Keeping It Simple for Great Collaboration at Snap! Mobile
Snap! Mobile was founded to help educators fund programs and resources for their students — bringing stakeholders together to work together and meet shared goals.
So it’s no surprise that Snap! Mobile’s internal teams operate on similarly collaborative lines.
For Vice President of Data Science and Insights Philip Garland, this approach is central to the success of his team.
“Our team is wholly dependent on cross-functional communication,” he told Built In Seattle. “In order to have any work at all we must field and solicit research questions from our colleagues.”
Of course, all good communication goes in more than one direction, and Garland and his team are responsible for ensuring that every stakeholder is fully informed.
Our team is wholly dependent on cross-functional communication.”
“Once questions have been asked of our group, we summarize our findings in simple terms and give some measure of data quality that, in turn, affects the confidence in the interpretation of the results,” he said. “All questions or requests need to be translated into specific requirements, and all findings need to be shared. As a result, constant communication is par for the course.”
With these practices, Garland and his team are able to communicate their complex work to non-technical partners while the retaining nuance and meaning needed to make the right decisions for the company and their most important partners: the educational communities at the core of Snap!’s work.
Built In Seattle sat down with Garland to learn more about how his team keeps communication smooth, effective and meaningful across Snap! Raise’s cross-functional teams.

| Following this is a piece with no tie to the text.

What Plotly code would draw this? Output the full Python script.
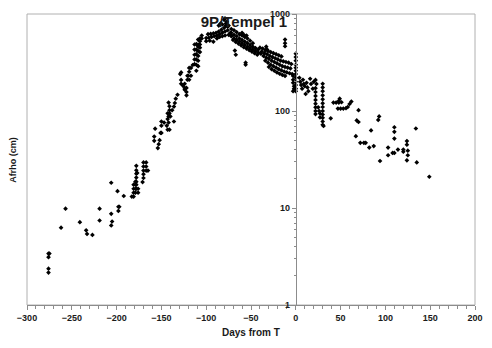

When it comes to updating non-technical stakeholders on your team’s latest efforts, how do you translate the complexities of your work into digestible language?
In order to distill technical jargon into plain concepts, we often use analogies, and metaphors conversationally and also employ graphs, charts, diagrams and illustrations in conjunction with plain language to communicate our points.
Can you share an example of a time when you secured buy-in from non-technical stakeholders? What learning did you take away from that experience?
When testing new products and features, the data science team wants to provide clear causality through random sampling of users and random assignment to the new product test condition. However, sales stakeholders want to hand-pick test users so as to not jeopardize sales relationships. To get buy-in, we tend to demonstrate how different customers might approach the same feature and explain that if hand-picked test users systematically vary along some factor, our results would be skewed, our interpretations would be erroneous and our long-term sales will suffer. In short, we learned to explain how our initiatives affect the bottom line.